Excerpted data →
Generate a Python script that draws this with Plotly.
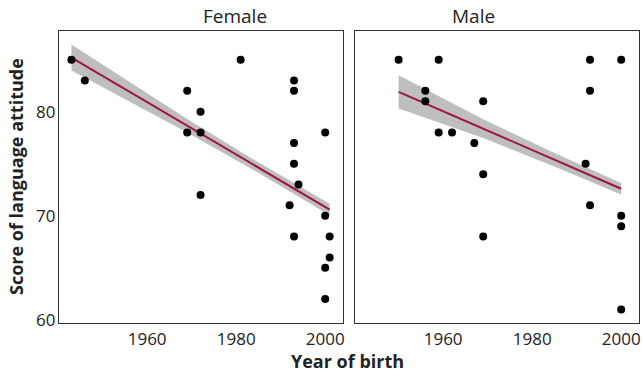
import plotly.graph_objects as go

# Female panel data
female_year = [1943, 1946, 1969, 1972, 1969, 1972, 1981, 1993, 1993, 2000, 1993,
               1993, 1994, 1972, 1992, 2000, 1993, 2001, 2001, 2000, 2000]
female_score = [85, 83, 82, 80, 78, 78, 85, 83, 82, 78, 77,
                75, 73, 72, 71, 70, 68, 68, 66, 65, 62]

# Male panel data
male_year = [1950, 1959, 1956, 1956, 1969, 1959, 1962, 1967, 1969, 1993, 2000,
             1993, 1992, 1969, 1993, 2000, 2000, 2000]
male_score = [85, 85, 82, 81, 81, 78, 78, 77, 74, 85, 85,
              82, 75, 68, 71, 70, 69, 61]

# Fitted trend and confidence band
female_fit_year = [1943, 1969, 1985, 2001]
female_fit = [85.2, 78.66, 74.63, 70.6]
female_fit_lo = [83.95, 78.0, 74.13, 70.05]
female_fit_hi = [86.45, 79.3, 75.13, 71.15]

male_fit_year = [1950, 1969, 1985, 2000]
male_fit = [81.9, 78.37, 75.39, 72.6]
male_fit_lo = [80.3, 77.47, 74.74, 72.05]
male_fit_hi = [83.5, 79.27, 76.04, 73.15]

x_ticks = [1960, 1980, 2000]
y_ticks = [60, 70, 80]
panel_titles = ["Female", "Male"]

LINE_COL = "#A0153E"
BAND_COL = "#BEBEBE"
FONT = "Open Sans"
TXT = "#222222"

fig = go.Figure()
panels = [
    (female_year, female_score, female_fit_year, female_fit, female_fit_lo, female_fit_hi, "x", "y"),
    (male_year, male_score, male_fit_year, male_fit, male_fit_lo, male_fit_hi, "x2", "y2"),
]
for xs, ys, fx, fy, flo, fhi, xa, ya in panels:
    fig.add_trace(go.Scatter(x=list(fx) + list(fx[::-1]), y=list(fhi) + list(flo[::-1]),
                             fill="toself", fillcolor=BAND_COL, line=dict(width=0),
                             mode="lines", hoverinfo="skip", showlegend=False, xaxis=xa, yaxis=ya))
    fig.add_trace(go.Scatter(x=fx, y=fy, mode="lines", line=dict(color=LINE_COL, width=2),
                             showlegend=False, xaxis=xa, yaxis=ya))
    fig.add_trace(go.Scatter(x=xs, y=ys, mode="markers",
                             marker=dict(color="black", size=8),
                             showlegend=False, xaxis=xa, yaxis=ya))

xr = [1940.2, 2004.0]
yr = [59.7, 87.75]
axis_common = dict(showgrid=False, zeroline=False, showline=True, linecolor="#333333",
                   linewidth=1.2, mirror=True, ticks="", automargin=False,
                   tickfont=dict(family=FONT, size=17, color=TXT))
ydom = [1 - 323 / 372, 1 - 31 / 372]

fig.update_layout(
    width=642, height=372, autosize=False,
    margin=dict(l=0, r=0, t=0, b=0, pad=0),
    paper_bgcolor="white", plot_bgcolor="white",
    font=dict(family=FONT, color=TXT),
    xaxis=dict(domain=[59 / 642, 343 / 642], range=xr, tickvals=x_ticks,
               anchor="y", ticklabelstandoff=0, **axis_common),
    xaxis2=dict(domain=[355 / 642, 639 / 642], range=xr, tickvals=x_ticks,
                anchor="y2", ticklabelstandoff=0, **axis_common),
    yaxis=dict(domain=ydom, range=yr, tickvals=y_ticks, anchor="x",
               ticklabelstandoff=-1, **axis_common),
    yaxis2=dict(domain=ydom, range=yr, tickvals=y_ticks, anchor="x2",
                showticklabels=False, **axis_common),
    annotations=[
        dict(text=panel_titles[0], x=(59 + 343) / 2 / 642, y=1 - 16 / 372, xref="paper", yref="paper",
             showarrow=False, font=dict(family=FONT, size=19, color=TXT), yanchor="middle"),
        dict(text=panel_titles[1], x=(355 + 639) / 2 / 642, y=1 - 16 / 372, xref="paper", yref="paper",
             showarrow=False, font=dict(family=FONT, size=19, color=TXT), yanchor="middle"),
        dict(text="<b>Year of birth</b>", x=347 / 642, y=1 - 361 / 372, xref="paper", yref="paper",
             showarrow=False, font=dict(family=FONT, size=18, color=TXT), yanchor="middle"),
        dict(text="<b>Score of language attitude</b>", x=16 / 642, y=1 - 177 / 372, xref="paper",
             yref="paper", showarrow=False, textangle=-90,
             font=dict(family=FONT, size=18, color=TXT), xanchor="center", yanchor="middle"),
    ],
)

fig.write_html("out.html", config={"displayModeBar": False},
               post_script="document.body.style.margin='0';")
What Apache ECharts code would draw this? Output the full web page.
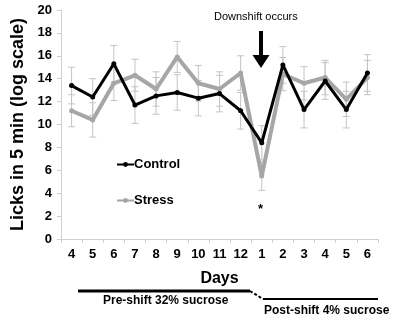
<!DOCTYPE html>
<html>
<head>
<meta charset="utf-8">
<script src="https://cdn.jsdelivr.net/npm/echarts@6/dist/echarts.min.js"></script>
<style>
  html, body { margin: 0; padding: 0; background: #fff; }
  #chart { width: 397px; height: 321px; }
</style>
</head>
<body>
<div id="chart"></div>
<script>
// days: pre-shift 4..12, then post-shift 1..6
var days = ['4', '5', '6', '7', '8', '9', '10', '11', '12', '1', '2', '3', '4', '5', '6'];
var controlMean = [13.4, 12.4, 15.3, 11.7, 12.5, 12.8, 12.3, 12.7, 11.2, 8.4, 15.2, 11.3, 13.8, 11.3, 14.5];
var controlErr  = [1.6, 1.6, 1.6, 1.6, 1.6, 1.55, 1.55, 1.6, 1.6, 1.5, 1.6, 1.6, 1.6, 1.6, 1.6];
var stressMean  = [11.2, 10.4, 13.6, 14.3, 13.1, 15.9, 13.6, 13.1, 14.5, 5.5, 14.4, 13.6, 14.1, 12.2, 14.1];
var stressErr   = [1.4, 1.5, 1.5, 1.4, 1.5, 1.35, 1.55, 1.5, 1.5, 1.25, 1.45, 1.45, 1.5, 1.5, 1.5];
var yTicks = [0, 2, 4, 6, 8, 10, 12, 14, 16, 18, 20];

var FONT = 'Liberation Sans';

function errorData(means, errs) {
  return means.map(function (m, i) { return [i, m - errs[i], m + errs[i]]; });
}

function renderErr(params, api) {
  var lo = api.coord([api.value(0), api.value(1)]);
  var hi = api.coord([api.value(0), api.value(2)]);
  var w = 3.5;
  var st = { stroke: '#c4c4c4', lineWidth: 1 };
  return {
    type: 'group',
    children: [
      { type: 'line', shape: { x1: lo[0], y1: lo[1], x2: hi[0], y2: hi[1] }, style: st },
      { type: 'line', shape: { x1: lo[0] - w, y1: lo[1], x2: lo[0] + w, y2: lo[1] }, style: st },
      { type: 'line', shape: { x1: hi[0] - w, y1: hi[1], x2: hi[0] + w, y2: hi[1] }, style: st }
    ]
  };
}

var chart = echarts.init(document.getElementById('chart'), null, { renderer: 'canvas' });

var option = {
  animation: false,
  textStyle: { fontFamily: FONT },
  grid: { left: 61, right: 19, top: 10, bottom: 82 },
  legend: {
    orient: 'vertical',
    left: 111,
    top: 153,
    itemWidth: 17,
    itemHeight: 6,
    itemGap: 23,
    data: ['Control', 'Stress'],
    textStyle: { fontFamily: FONT, fontWeight: 'bold', fontSize: 13, color: '#000', padding: [0, 0, 0, -5] }
  },
  xAxis: {
    type: 'category',
    data: days,
    name: 'Days',
    nameLocation: 'middle',
    nameGap: 32,
    nameTextStyle: { fontFamily: FONT, fontWeight: 'bold', fontSize: 16, color: '#000' },
    axisLine: { lineStyle: { color: '#d0d0d0', width: 1 } },
    axisTick: { show: true, length: 4, lineStyle: { color: '#d0d0d0' } },
    axisLabel: { fontFamily: FONT, fontWeight: 'bold', fontSize: 13, color: '#000', margin: 9, interval: 0 },
    splitLine: { show: false }
  },
  yAxis: {
    type: 'value',
    min: 0,
    max: 20,
    interval: 2,
    name: 'Licks in 5 min (log scale)',
    nameLocation: 'middle',
    nameGap: 33,
    nameTextStyle: { fontFamily: FONT, fontWeight: 'bold', fontSize: 18, color: '#000' },
    axisLine: { show: true, lineStyle: { color: '#d0d0d0', width: 1 } },
    axisTick: { show: true, length: 4, lineStyle: { color: '#d0d0d0' } },
    axisLabel: { fontFamily: FONT, fontWeight: 'bold', fontSize: 13, color: '#000', margin: 9,
      formatter: function (v) { return yTicks.indexOf(v) >= 0 ? String(v) : ''; } },
    splitLine: { show: false }
  },
  series: [
    {
      name: 'Control err', type: 'custom', renderItem: renderErr,
      encode: { x: 0, y: [1, 2] }, data: errorData(controlMean, controlErr), z: 1, silent: true
    },
    {
      name: 'Stress err', type: 'custom', renderItem: renderErr,
      encode: { x: 0, y: [1, 2] }, data: errorData(stressMean, stressErr), z: 1, silent: true
    },
    {
      name: 'Stress', type: 'line', data: stressMean, z: 3,
      symbol: 'circle', symbolSize: 5,
      lineStyle: { color: '#a6a6a6', width: 4 },
      itemStyle: { color: '#a6a6a6' }
    },
    {
      name: 'Control', type: 'line', data: controlMean, z: 4,
      symbol: 'circle', symbolSize: 5,
      lineStyle: { color: '#000', width: 3 },
      itemStyle: { color: '#000' }
    }
  ],
  graphic: [
    { type: 'text', left: 214, top: 11,
      style: { text: 'Downshift occurs', fontFamily: FONT, fontSize: 11, fill: '#000' } },
    { type: 'line', shape: { x1: 261, y1: 31, x2: 261, y2: 58 }, style: { stroke: '#000', lineWidth: 4 } },
    { type: 'polygon', shape: { points: [[252.5, 55], [269.5, 55], [261, 68]] }, style: { fill: '#000' } },
    { type: 'text', left: 258, top: 203,
      style: { text: '*', fontFamily: FONT, fontWeight: 'bold', fontSize: 13, fill: '#000' } },
    { type: 'line', shape: { x1: 78, y1: 291, x2: 250, y2: 291 }, style: { stroke: '#000', lineWidth: 3 } },
    { type: 'line', shape: { x1: 250, y1: 291, x2: 263, y2: 299 }, style: { stroke: '#000', lineWidth: 2, lineDash: [3, 2] } },
    { type: 'line', shape: { x1: 263, y1: 299, x2: 378, y2: 299 }, style: { stroke: '#000', lineWidth: 2 } },
    { type: 'text', left: 103, top: 295,
      style: { text: 'Pre-shift 32% sucrose', fontFamily: FONT, fontWeight: 'bold', fontSize: 12, fill: '#000' } },
    { type: 'text', left: 264, top: 305,
      style: { text: 'Post-shift 4% sucrose', fontFamily: FONT, fontWeight: 'bold', fontSize: 12, fill: '#000' } }
  ]
};

chart.setOption(option);
</script>
</body>
</html>
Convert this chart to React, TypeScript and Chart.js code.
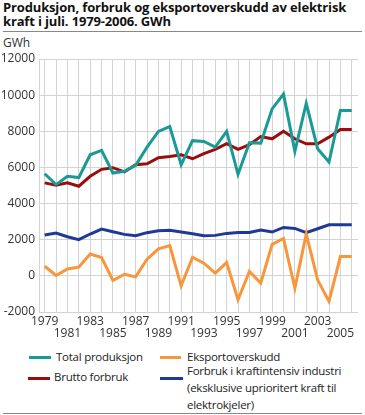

Description of the task →
Of the lines in the records, determine how many contain the word "this", and report that number alone.

Exercise output →
3